Wood is currently the 96th highest-paid player in the NBA and is making only $2,174 more than J.J. Reddick. Needless to say, Wood is vastly underpaid compared to his production and locked down at that rate for two more seasons.

If it wasn’t for an ankle injury that prevents him from qualifying on leaderboards, Wood’s 20.9 points per game would rank 30th in the league, his 9.3 rebounds would rank 14th, and his 1.3 blocks would rank 11th. Wood has been elite across the board and he is one of five centers to take over four 3-pointers a game and he has converted them at a 36.7-percent clip, which is exactly the league average.

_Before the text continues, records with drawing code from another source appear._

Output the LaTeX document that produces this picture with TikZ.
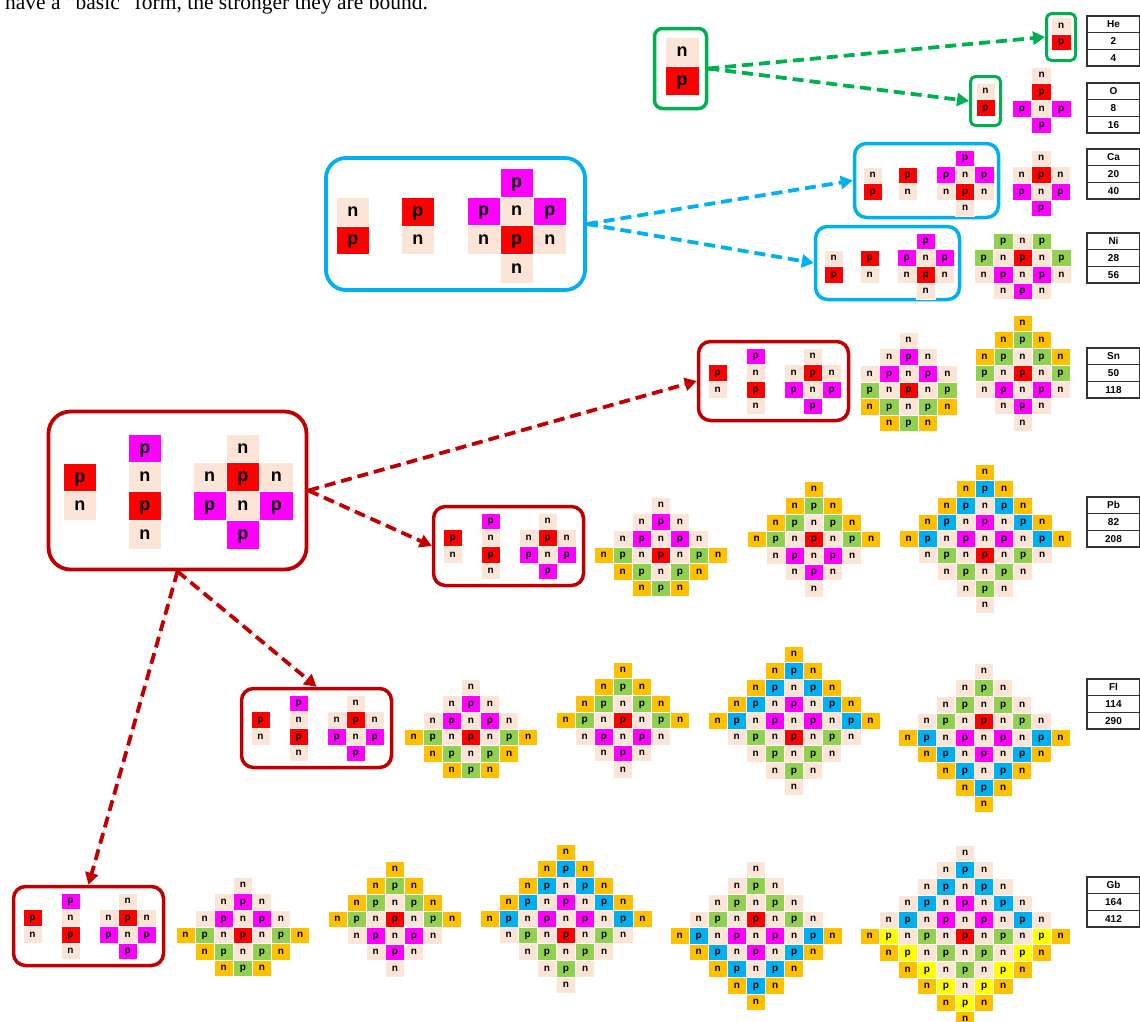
\documentclass[tikz,border=0pt]{standalone}
\usepackage{fontspec}
\setmainfont{Liberation Sans}
\newfontfamily\serifti{Liberation Serif}
\usetikzlibrary{arrows.meta}

\definecolor{peach}{HTML}{FCE4D6}
\definecolor{pred}{HTML}{FF0000}
\definecolor{pmag}{HTML}{FF00FF}
\definecolor{pgreen}{HTML}{92D050}
\definecolor{norange}{HTML}{FFC000}
\definecolor{pblue}{HTML}{00B0F0}
\definecolor{pyellow}{HTML}{FFFF00}
\definecolor{ggreen}{HTML}{00B050}
\definecolor{ccyan}{HTML}{00B0F0}
\definecolor{dred}{HTML}{C00000}

\def\cfN{peach}\def\ctN{n}
\def\cfR{pred}\def\ctR{p}
\def\cfM{pmag}\def\ctM{p}
\def\cfG{pgreen}\def\ctG{p}
\def\cfO{norange}\def\ctO{n}
\def\cfB{pblue}\def\ctB{p}
\def\cfY{pyellow}\def\ctY{p}

% patterns
\def\pNR{{N},{R}}
\def\pRN{{R},{N}}
\def\pMNRN{{M},{N},{R},{N}}
\def\pO{{x,N,x},{x,R,x},{M,N,M},{x,M,x}}
\def\pCa{{x,N,x},{N,R,N},{M,N,M},{x,M,x}}
\def\pCplus{{x,M,x},{M,N,M},{N,R,N},{x,N,x}}
\def\pNi{{x,G,N,G,x},{G,N,R,N,G},{N,M,N,M,N},{x,N,M,N,x}}
\def\pSnA{{x,x,N,x,x},{x,N,M,N,x},{N,M,N,M,N},{G,N,R,N,G},{O,G,N,G,O},{x,O,G,O,x}}
\def\pSnB{{x,x,O,x,x},{x,O,G,O,x},{O,G,N,G,O},{G,N,R,N,G},{N,M,N,M,N},{x,N,M,N,x},{x,x,N,x,x}}
\def\pA{{x,x,x,N,x,x,x},{x,x,N,M,N,x,x},{x,N,M,N,M,N,x},{O,G,N,R,N,G,O},{x,O,G,N,G,O,x},{x,x,O,G,O,x,x}}
\def\pB{{x,x,x,O,x,x,x},{x,x,O,G,O,x,x},{x,O,G,N,G,O,x},{O,G,N,R,N,G,O},{x,N,M,N,M,N,x},{x,x,N,M,N,x,x},{x,x,x,N,x,x,x}}
\def\pC{{x,x,x,x,O,x,x,x,x},{x,x,x,O,B,O,x,x,x},{x,x,O,B,N,B,O,x,x},{x,O,B,N,M,N,B,O,x},{O,B,N,M,N,M,N,B,O},{x,N,G,N,R,N,G,N,x},{x,x,N,G,N,G,N,x,x},{x,x,x,N,G,N,x,x,x},{x,x,x,x,N,x,x,x,x}}
\def\pD{{x,x,x,x,N,x,x,x,x},{x,x,x,N,G,N,x,x,x},{x,x,N,G,N,G,N,x,x},{x,N,G,N,R,N,G,N,x},{O,B,N,M,N,M,N,B,O},{x,O,B,N,M,N,B,O,x},{x,x,O,B,N,B,O,x,x},{x,x,x,O,B,O,x,x,x},{x,x,x,x,O,x,x,x,x}}
\def\pE{{x,x,x,x,x,N,x,x,x,x,x},{x,x,x,x,N,B,N,x,x,x,x},{x,x,x,N,B,N,B,N,x,x,x},{x,x,N,B,N,M,N,B,N,x,x},{x,N,B,N,M,N,M,N,B,N,x},{O,Y,N,G,N,R,N,G,N,Y,O},{x,O,Y,N,G,N,G,N,Y,O,x},{x,x,O,Y,N,G,N,Y,O,x,x},{x,x,x,O,Y,N,Y,O,x,x,x},{x,x,x,x,O,Y,O,x,x,x,x},{x,x,x,x,x,O,x,x,x,x,x}}

% grid: name, x0, y0, w, h, style, pattern
\newcommand{\grid}[7]{%
  \foreach \row [count=\r from 0] in #7 {%
    \foreach \c [count=\i from 0] in \row {%
      \if\c x\relax\else
        \edef\fillc{\csname cf\c\endcsname}%
        \edef\txtc{\csname ct\c\endcsname}%
        \node[cell,#6,minimum width=#4,minimum height=#5,fill=\fillc] (#1-\r-\i) at ({#2+(\i+0.5)*#4},{#3+(\r+0.5)*#5}) {\txtc};%
      \fi
    }}}

\newcommand{\redsmall}[3]{%
  \node[rbox, minimum width=150, minimum height=79, rounded corners=12] (#1) at (#2+76.5,#3+41) {};
  \grid{#1a}{#2+11}{#3+24.6}{19.1}{16.6}{small}{\pRN}
  \grid{#1b}{#2+49}{#3+8}{19.1}{16.6}{small}{\pMNRN}
  \grid{#1c}{#2+87}{#3+8}{19.1}{16.6}{small}{\pCa}
}

\newcommand{\eltable}[5]{%
  \node[tcell] (#1-s) at (1113.5,#2+8.35) {#3};
  \node[tcell] (#1-z) at (1113.5,#2+25.05) {#4};
  \node[tcell] (#1-a) at (1113.5,#2+41.75) {#5};
}

\begin{document}
\begin{tikzpicture}[x=1pt,y=-1pt,
  cell/.style={rectangle, inner sep=0pt, outer sep=0pt, draw=white, line width=0.5pt, text=black},
  small/.style={font=\bfseries\fontsize{10}{10}\selectfont, text height=6pt, text depth=0.8pt},
  big/.style={font=\bfseries\fontsize{18}{18}\selectfont, text height=10.8pt, text depth=1.4pt},
  boxbase/.style={rectangle, inner sep=0pt, fill=none},
  gbox/.style={boxbase, draw=ggreen, line width=3.5pt},
  cbox/.style={boxbase, draw=ccyan, line width=3.8pt},
  rbox/.style={boxbase, draw=dred, line width=3.5pt},
  tcell/.style={rectangle, draw=black!80, line width=1.3pt, fill=white, minimum width=53, minimum height=16.7, inner sep=0pt, font=\bfseries\fontsize{10}{10}\selectfont, text height=7.2pt, text depth=0pt},
  arr/.style={line width=3.8pt, dash pattern=on 11pt off 6pt, -{Triangle[length=12pt,width=13pt]}},
  garr/.style={arr, draw=ggreen, fill=ggreen},
  carr/.style={arr, draw=ccyan, fill=ccyan},
  rarr/.style={arr, draw=dred, fill=dred}
]
\useasboundingbox (0,0) rectangle (1140,1021);
\clip (0,0) rectangle (1140,1021);

\node[anchor=base west, inner sep=0pt, font=\serifti\fontsize{21.5}{24}\selectfont] (intro) at (5,9.5) {have a “basic” form, the stronger they are bound.};

% ---------- green ----------
\node[gbox, minimum width=52, minimum height=80, rounded corners=8] (gbig) at (680.5,68.5) {};
\grid{gg}{665}{37}{34}{29}{big}{\pNR}
\node[gbox, line width=3pt, minimum width=29, minimum height=47, rounded corners=5] (hebox) at (1061,37) {};
\grid{he}{1051.5}{17}{19.5}{16.8}{small}{\pNR}
\node[gbox, line width=3pt, minimum width=30, minimum height=49, rounded corners=5] (obox) at (985.5,101) {};
\grid{oo}{976}{83}{18.8}{16.5}{small}{\pNR}
\grid{op}{1012}{67}{19.7}{16.6}{small}{\pO}

% ---------- cyan ----------
\node[cbox, minimum width=259, minimum height=132, rounded corners=20] (cbig) at (455.5,224) {};
\grid{cb1}{336}{197}{33.5}{28.8}{big}{\pNR}
\grid{cb2}{401}{197}{33.5}{28.8}{big}{\pRN}
\grid{cb3}{467}{168}{33.1}{28.8}{big}{\pCplus}

\node[cbox, line width=3.5pt, minimum width=144, minimum height=74, rounded corners=12] (cup) at (926.5,180.5) {};
\grid{cu1}{863}{167}{19.1}{16.6}{small}{\pNR}
\grid{cu2}{898}{167}{19.1}{16.6}{small}{\pRN}
\grid{cu3}{936.5}{150}{19.1}{16.6}{small}{\pCplus}
\grid{ca}{1012}{150}{19.4}{16.6}{small}{\pCa}

\node[cbox, line width=3.5pt, minimum width=144, minimum height=73, rounded corners=12] (clow) at (887.5,263) {};
\grid{cl1}{824}{250}{19.1}{16.6}{small}{\pNR}
\grid{cl2}{860}{250}{19.1}{16.6}{small}{\pRN}
\grid{cl3}{897}{233}{19.1}{16.6}{small}{\pCplus}
\grid{ni}{974}{233}{19.4}{16.6}{small}{\pNi}

% ---------- red ----------
\node[rbox, line width=3.8pt, minimum width=258, minimum height=158, rounded corners=22] (rbig) at (177.5,490.5) {};
\grid{rb1}{63}{463}{33.5}{28.7}{big}{\pRN}
\grid{rb2}{128}{434}{33.5}{28.7}{big}{\pMNRN}
\grid{rb3}{193}{434}{33.3}{28.7}{big}{\pCa}

\redsmall{rsn}{697}{340}
\grid{sna}{860}{332}{19.4}{16.6}{small}{\pSnA}
\grid{snb}{975}{315}{19}{16.6}{small}{\pSnB}

\redsmall{rpb}{432}{505}
\grid{pba}{594}{497}{19.1}{16.6}{small}{\pA}
\grid{pbb}{747}{481}{19.1}{16.6}{small}{\pB}
\grid{pbc}{899}{464}{19.1}{16.6}{small}{\pC}

\redsmall{rfl}{240}{687}
\grid{fla}{404}{679}{19.1}{16.6}{small}{\pA}
\grid{flb}{556}{662}{19.1}{16.6}{small}{\pB}
\grid{flc}{708}{646}{19.1}{16.6}{small}{\pC}
\grid{fld}{898}{663}{19.1}{16.6}{small}{\pD}

\redsmall{rgb}{12}{885}
\grid{gba}{176}{877}{19.1}{16.6}{small}{\pA}
\grid{gbb}{328}{861}{19.1}{16.6}{small}{\pB}
\grid{gbc}{480}{844}{19.1}{16.6}{small}{\pC}
\grid{gbd}{670}{861}{19.1}{16.6}{small}{\pD}
\grid{gbe}{860}{845}{19.1}{16.6}{small}{\pE}

% ---------- tables ----------
\eltable{tHe}{16}{He}{2}{4}
\eltable{tO}{83}{O}{8}{16}
\eltable{tCa}{149}{Ca}{20}{40}
\eltable{tNi}{233}{Ni}{28}{56}
\eltable{tSn}{348}{Sn}{50}{118}
\eltable{tPb}{497}{Pb}{82}{208}
\eltable{tFl}{679}{Fl}{114}{290}
\eltable{tGb}{877}{Gb}{164}{412}

% ---------- arrows ----------
\draw[garr] (gbig.east) -- (hebox.west);
\draw[garr] (gbig.east) -- (obox.west);
\draw[carr] (cbig.east) -- (cup.west);
\draw[carr] (cbig.east) -- (clow.west);
\draw[rarr] (rbig.east) -- (rsn.west);
\draw[rarr] (rbig.east) -- (rpb.west);
\draw[rarr] (rbig.south) -- (rfl.north);
\draw[rarr] (rbig.south) -- (rgb.north);
\end{tikzpicture}
\end{document}
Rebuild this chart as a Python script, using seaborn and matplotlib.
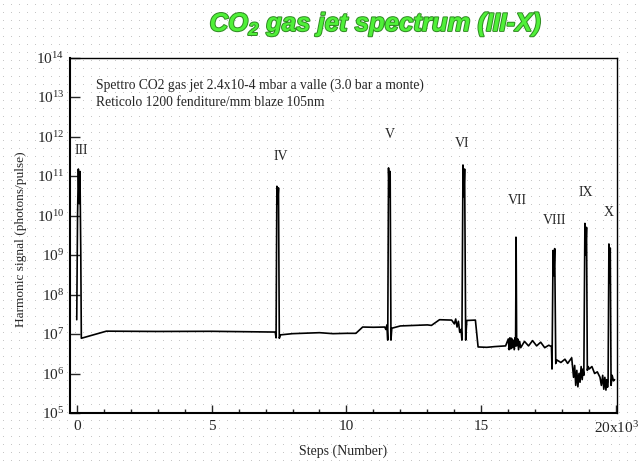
import numpy as np
import pandas as pd
import matplotlib
matplotlib.use("Agg")
import matplotlib.pyplot as plt
import matplotlib.patheffects as pe
from matplotlib.ticker import FixedLocator, FuncFormatter, MultipleLocator
import seaborn as sns

# Traccia (passi in unita di 10^3, segnale in fotoni/impulso)
steps = [0.00, 0.03, 0.06, 0.09, 0.12, 0.15, 0.17,
         1.10, 3.0, 5.0, 6.0, 7.0, 7.36,
         7.39, 7.42, 7.45, 7.48, 7.51,
         7.55, 8.0, 8.5, 9.0, 9.5, 10.0, 10.35, 10.6, 11.0, 11.42,
         11.46, 11.50, 11.53, 11.56, 11.59, 11.62, 11.65, 11.68,
         12.0, 12.5, 13.0, 13.15, 13.45, 13.9,
         14.0, 14.05, 14.1, 14.15, 14.2, 14.25,
         14.28, 14.32, 14.35, 14.38, 14.42, 14.46,
         14.78, 14.88, 15.2, 15.5, 15.9,
         16.0, 16.03, 16.06, 16.09, 16.12, 16.15, 16.18, 16.22, 16.25,
         16.27, 16.29, 16.31,
         16.35, 16.38, 16.42, 16.46,
         16.6, 16.75, 16.9, 17.05, 17.2, 17.35, 17.5, 17.6,
         17.62, 17.66, 17.69, 17.72, 17.76,
         17.8, 17.95, 18.1, 18.2, 18.35,
         18.42, 18.46, 18.5, 18.54, 18.58, 18.62, 18.66, 18.70, 18.74, 18.77,
         18.80, 18.84, 18.87, 18.90, 18.93,
         18.96, 19.0, 19.1, 19.2, 19.3, 19.4,
         19.45, 19.5, 19.54, 19.58, 19.62, 19.65, 19.68,
         19.70, 19.73, 19.75, 19.78, 19.81,
         19.85, 19.9, 19.94]

signal = [2.3e7, 1.0e10, 1.5e11, 2e10, 1.3e11, 1e9, 7.8e6,
          1.18e7, 1.16e7, 1.17e7, 1.15e7, 1.13e7, 1.12e7,
          8e6, 5.5e10, 2e10, 5e10, 7.8e6,
          9.5e6, 1.02e7, 1.05e7, 1.08e7, 1.02e7, 1.04e7, 1.04e7, 1.5e7, 1.48e7, 1.5e7,
          1.3e7, 1.7e7, 7e6, 1.6e11, 3e10, 1.3e11, 7e6, 1.4e7,
          1.6e7, 1.65e7, 1.7e7, 1.65e7, 2.3e7, 2.25e7,
          1.8e7, 2.4e7, 1.5e7, 2.1e7, 1.1e7, 1.3e7,
          7e6, 1.9e11, 3e10, 1.5e11, 7e6, 2.2e7,
          2.25e7, 4.7e6, 4.6e6, 4.8e6, 5e6,
          7.5e6, 4e6, 8e6, 4.2e6, 7.8e6, 4.5e6, 7e6, 4e6, 8e6,
          5e6, 2.8e9, 5e6,
          7.5e6, 4e6, 6.5e6, 4.5e6,
          6.5e6, 5.0e6, 6.8e6, 5.0e6, 6.2e6, 4.5e6, 5.2e6, 4.8e6,
          1.3e6, 1.3e9, 3e8, 1.45e9, 1.8e6,
          2.2e6, 1.9e6, 2.3e6, 1.8e6, 2.5e6,
          8e5, 1.6e6, 5e5, 1.2e6, 4.6e5, 1.0e6, 6e5, 1.5e6, 7e5, 1.3e6,
          9e5, 6.3e9, 1e9, 5e9, 1.2e6,
          1.5e6, 1.3e6, 1.5e6, 1.0e6, 1.1e6, 8e5,
          5e5, 9e5, 4e5, 8e5, 3.8e5, 7e5, 4.5e5,
          6e5, 1.9e9, 2e8, 1.5e9, 5e5,
          9e5, 6.5e5, 7e5]

# Etichette delle armoniche
peak_labels = ["III", "IV", "V", "VI", "VII", "VIII", "IX", "X"]
peak_label_x = [0.16, 7.57, 11.62, 14.29, 16.33, 17.73, 18.88, 19.74]
peak_label_y = [4.5e11, 3.2e11, 1.15e12, 6.5e11, 2.45e10, 7.6e9, 3.9e10, 1.2e10]

info_lines = ["Spettro CO2 gas jet 2.4x10-4 mbar a valle (3.0 bar a monte)",
              "Reticolo 1200 fenditure/mm blaze 105nm"]

df = pd.DataFrame({"steps": steps, "signal": signal})

sns.set_style("white")
plt.rcParams["font.family"] = ["Liberation Serif", "DejaVu Serif"]

fig = plt.figure(figsize=(6.43, 4.63), dpi=100)
fig.patch.set_facecolor("white")

# sfondo puntinato come nell'immagine originale
bg = np.ones((463, 643, 3))
bg[4::8, 3::8] = 0.78
img = fig.figimage(bg, xo=0, yo=0, origin="upper")
img.set_zorder(-1)

ax = fig.add_axes([70 / 643, 1 - 413 / 463, 547 / 643, 355.5 / 463])
ax.patch.set_alpha(0)

sns.lineplot(data=df, x="steps", y="signal", ax=ax, sort=False,
             estimator=None, color="black", linewidth=1.2)

ax.set_yscale("log")
ax.set_ylim(1e5, 1e14)
ax.set_xlim(-0.25, 20.03)

ax.yaxis.set_major_locator(FixedLocator([10.0 ** k for k in range(5, 15)]))
ax.yaxis.set_minor_locator(FixedLocator([]))
ax.yaxis.set_major_formatter(FuncFormatter(
    lambda v, p: r"$\mathregular{10^{%d}}$" % round(np.log10(v))))

ax.xaxis.set_major_locator(FixedLocator([0, 5, 10, 15, 20]))
ax.xaxis.set_minor_locator(MultipleLocator(1))
ax.set_xticklabels(["0", "5", "10", "15", r"$\mathregular{20x10^{3}}$"])

ax.tick_params(axis="y", which="major", direction="in", length=7, width=1,
               labelsize=11, pad=4, left=True)
ax.tick_params(axis="x", which="major", direction="in", length=6, width=1,
               labelsize=11, pad=5, bottom=True)
ax.tick_params(axis="x", which="minor", direction="in", length=3, width=1,
               bottom=True)

for side in ["left", "bottom", "top", "right"]:
    ax.spines[side].set_visible(True)
    ax.spines[side].set_color("black")
    ax.spines[side].set_linewidth(1.0)
ax.spines["left"].set_linewidth(1.5)
ax.spines["bottom"].set_linewidth(1.5)

ax.set_xlabel("Steps (Number)", fontsize=10, labelpad=6)
ax.set_ylabel("Harmonic signal (photons/pulse)", fontsize=9.6)
ax.yaxis.set_label_coords(-0.078, 0.49)

for lab, lx, ly in zip(peak_labels, peak_label_x, peak_label_y):
    ax.text(lx, ly, lab, ha="center", va="center", fontsize=10)

ax.text(0.048, 0.94, "\n".join(info_lines), transform=ax.transAxes,
        ha="left", va="top", fontsize=9.8, linespacing=1.35)

fig.text(0.585, 0.948, r"CO$\mathregular{_2}$ gas jet spectrum (III-X)",
         ha="center", va="center", fontsize=18.5, fontweight="bold",
         fontstyle="italic", family="Liberation Sans", color="#4ff038",
         path_effects=[pe.Stroke(linewidth=1.4, foreground="#2f8a22"),
                       pe.Normal()])

fig.savefig("out.png", dpi=100)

Add it all up and Wood is an elite center that’s paid like an NBA rotation piece. His value through trade is up there with the best players in the league because while his production isn’t at that level, his salary could fit nicely into just about any team’s ledger.

The NBA salary cap is the driver of a player’s trade value. A team can only fit so much salary into their roster so players that are underpaid compared to their production have outsized value through trades.

Almost every contender has maxed out their cap space which forces them to bargain hunt in free agency or scour the buy-out market in season. Wood is one of the lone impact players that could be added without eschewing an entire roster’s worth of rotation players just to match salaries.

James Harden landed the Rockets four first-round picks and four pick-swaps, and while Wood won’t land a return that robust, he could easily secure the franchise multiple first-round picks and an intriguing young player at the very least. If the Rockets are serious about a drawn-out rebuild, moving Wood, while he has maximum value, would be the smart move, no matter how painful.